§ **What you will do**
All of the records below must be output exactly, with no pictures carried over.

-------- Materials provided --------

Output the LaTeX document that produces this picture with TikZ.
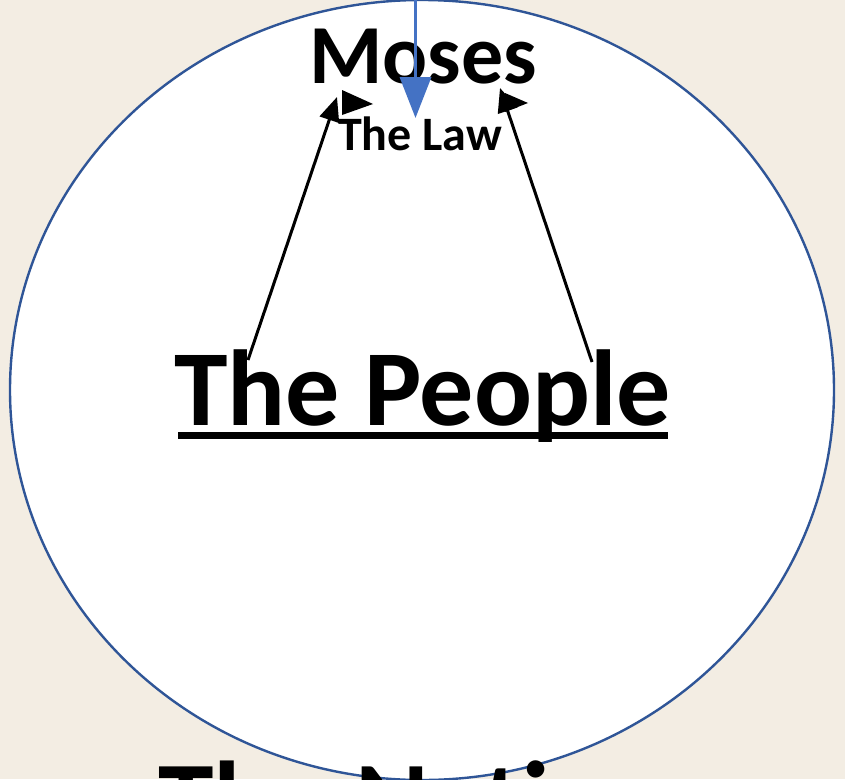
\documentclass[tikz,border=0pt]{standalone}
\usepackage{fontspec}
\setmainfont{Carlito}
\usetikzlibrary{arrows.meta}
\definecolor{parch}{RGB}{243,237,227}
\definecolor{ringblue}{RGB}{47,85,151}
\definecolor{arrowblue}{RGB}{68,114,196}
\tikzset{
  lbl/.style={inner sep=0pt, outer sep=0pt, anchor=base west, text=black, font=\bfseries},
  blk/.style={draw=black, line width=3pt, -{Triangle[length=24pt,width=20pt]}},
  blu/.style={draw=arrowblue, line width=3.6pt, -{Triangle[length=41pt,width=31pt]}},
}
\begin{document}
\begin{tikzpicture}[x=1pt,y=-1pt]
\clip (0,0) rectangle (845,779);
\fill[parch] (0,0) rectangle (845,779);
% circle
\draw[ringblue, line width=2.4pt, fill=white] (422,390) ellipse [x radius=412pt, y radius=390pt];
% texts
\node[lbl, font=\bfseries\fontsize{84}{90}\selectfont] (moses) at (309,83) {Moses};
\node[lbl, font=\bfseries\fontsize{48}{52}\selectfont] (law) at (338,150) {The Law};
\node[lbl, font=\bfseries\fontsize{108}{115}\selectfont] (people) at (174,425) {The People};
\node[lbl, font=\bfseries\fontsize{112}{120}\selectfont] (nation) at (158,839) {The Nation};
\fill[black] (178,432) rectangle (668,439);
% arrows
\coordinate (btop) at (415.5,0);
\coordinate (bend) at (415.5,118);
\draw[blu] (btop) -- (bend);
\coordinate (ls) at (248,360);
\coordinate (le) at (337,97);
\coordinate (rs) at (592,362);
\coordinate (re) at (500,88);
\draw[blk] (ls) -- (le);
\draw[blk] (rs) -- (re);
\fill[black] (342,90) -- (373,104) -- (342,115) -- cycle;
\fill[black] (505,93) -- (528,103) -- (505,112) -- cycle;
\end{tikzpicture}
\end{document}
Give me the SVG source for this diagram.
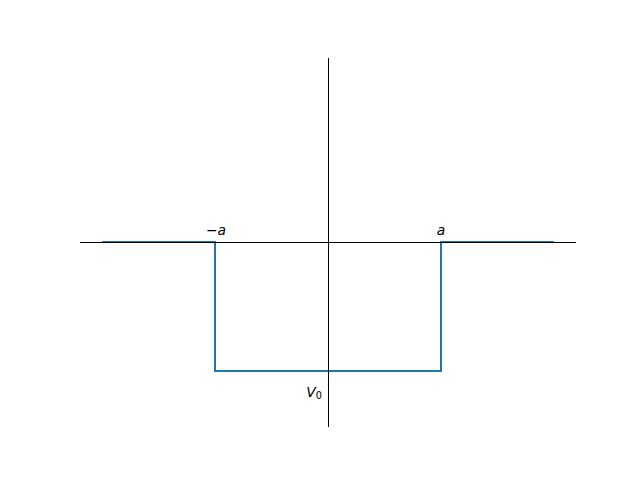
<svg xmlns="http://www.w3.org/2000/svg" width="640" height="480" viewBox="0 0 640 480">
<style>
.lbl{font-family:"DejaVu Sans",sans-serif;font-size:13.9px;fill:#000}
.it{font-style:italic}
</style>
<rect width="640" height="480" fill="#fff"/>
<g id="well">
<polyline points="102,242 215,242 215,371 441,371 441,242 554,242" fill="none" stroke="#1f77b4" stroke-width="2" stroke-linejoin="miter"/>
</g>
<g id="axes">
<line x1="80" y1="242.5" x2="576" y2="242.5" stroke="#000" stroke-width="1"/>
<line x1="328.5" y1="58" x2="328.5" y2="427" stroke="#000" stroke-width="1"/>
</g>
<g id="labels">
<text class="lbl" x="216" y="235" text-anchor="middle">−<tspan class="it">a</tspan></text>
<text class="lbl it" x="441" y="235" text-anchor="middle">a</text>
<text class="lbl" x="322" y="397" text-anchor="end"><tspan class="it">V</tspan><tspan font-size="9.7px" dy="2">0</tspan></text>
</g>
</svg>
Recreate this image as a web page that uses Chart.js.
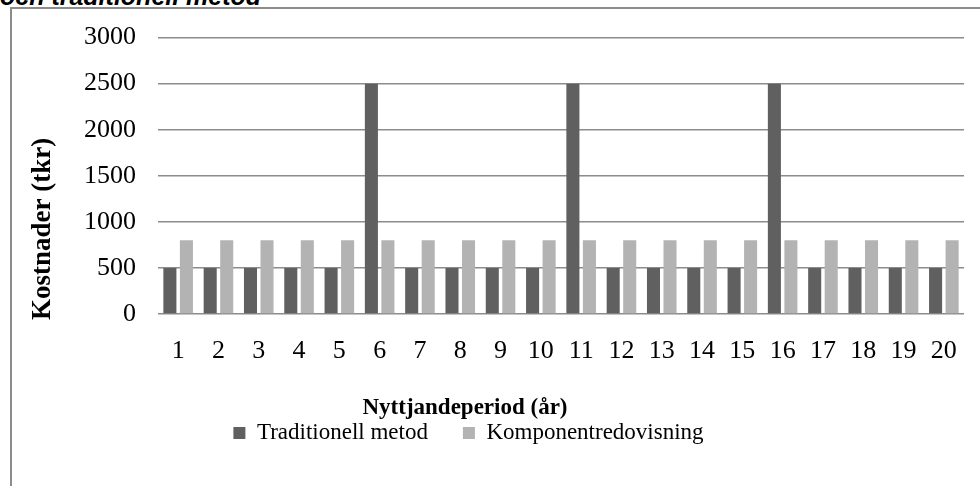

--------

§ **Final result**
Output the LaTeX document that produces this picture with TikZ.
\documentclass[tikz,border=0pt]{standalone}
\usepackage{fontspec}
\setmainfont{Carlito}
\usetikzlibrary{arrows.meta}
\definecolor{parch}{RGB}{243,237,227}
\definecolor{ringblue}{RGB}{47,85,151}
\definecolor{arrowblue}{RGB}{68,114,196}
\tikzset{
  lbl/.style={inner sep=0pt, outer sep=0pt, anchor=base west, text=black, font=\bfseries},
  blk/.style={draw=black, line width=3pt, -{Triangle[length=24pt,width=20pt]}},
  blu/.style={draw=arrowblue, line width=3.6pt, -{Triangle[length=41pt,width=31pt]}},
}
\begin{document}
\begin{tikzpicture}[x=1pt,y=-1pt]
\clip (0,0) rectangle (845,779);
\fill[parch] (0,0) rectangle (845,779);
% circle
\draw[ringblue, line width=2.4pt, fill=white] (422,390) ellipse [x radius=412pt, y radius=390pt];
% texts
\node[lbl, font=\bfseries\fontsize{84}{90}\selectfont] (moses) at (309,83) {Moses};
\node[lbl, font=\bfseries\fontsize{48}{52}\selectfont] (law) at (338,150) {The Law};
\node[lbl, font=\bfseries\fontsize{108}{115}\selectfont] (people) at (174,425) {The People};
\node[lbl, font=\bfseries\fontsize{112}{120}\selectfont] (nation) at (158,839) {The Nation};
\fill[black] (178,432) rectangle (668,439);
% arrows
\coordinate (btop) at (415.5,0);
\coordinate (bend) at (415.5,118);
\draw[blu] (btop) -- (bend);
\coordinate (ls) at (248,360);
\coordinate (le) at (337,97);
\coordinate (rs) at (592,362);
\coordinate (re) at (500,88);
\draw[blk] (ls) -- (le);
\draw[blk] (rs) -- (re);
\fill[black] (342,90) -- (373,104) -- (342,115) -- cycle;
\fill[black] (505,93) -- (528,103) -- (505,112) -- cycle;
\end{tikzpicture}
\end{document}
Give me the SVG source for this diagram.
<svg xmlns="http://www.w3.org/2000/svg" width="640" height="480" viewBox="0 0 640 480">
<style>
.lbl{font-family:"DejaVu Sans",sans-serif;font-size:13.9px;fill:#000}
.it{font-style:italic}
</style>
<rect width="640" height="480" fill="#fff"/>
<g id="well">
<polyline points="102,242 215,242 215,371 441,371 441,242 554,242" fill="none" stroke="#1f77b4" stroke-width="2" stroke-linejoin="miter"/>
</g>
<g id="axes">
<line x1="80" y1="242.5" x2="576" y2="242.5" stroke="#000" stroke-width="1"/>
<line x1="328.5" y1="58" x2="328.5" y2="427" stroke="#000" stroke-width="1"/>
</g>
<g id="labels">
<text class="lbl" x="216" y="235" text-anchor="middle">−<tspan class="it">a</tspan></text>
<text class="lbl it" x="441" y="235" text-anchor="middle">a</text>
<text class="lbl" x="322" y="397" text-anchor="end"><tspan class="it">V</tspan><tspan font-size="9.7px" dy="2">0</tspan></text>
</g>
</svg>
Recreate this image as a web page that uses Chart.js.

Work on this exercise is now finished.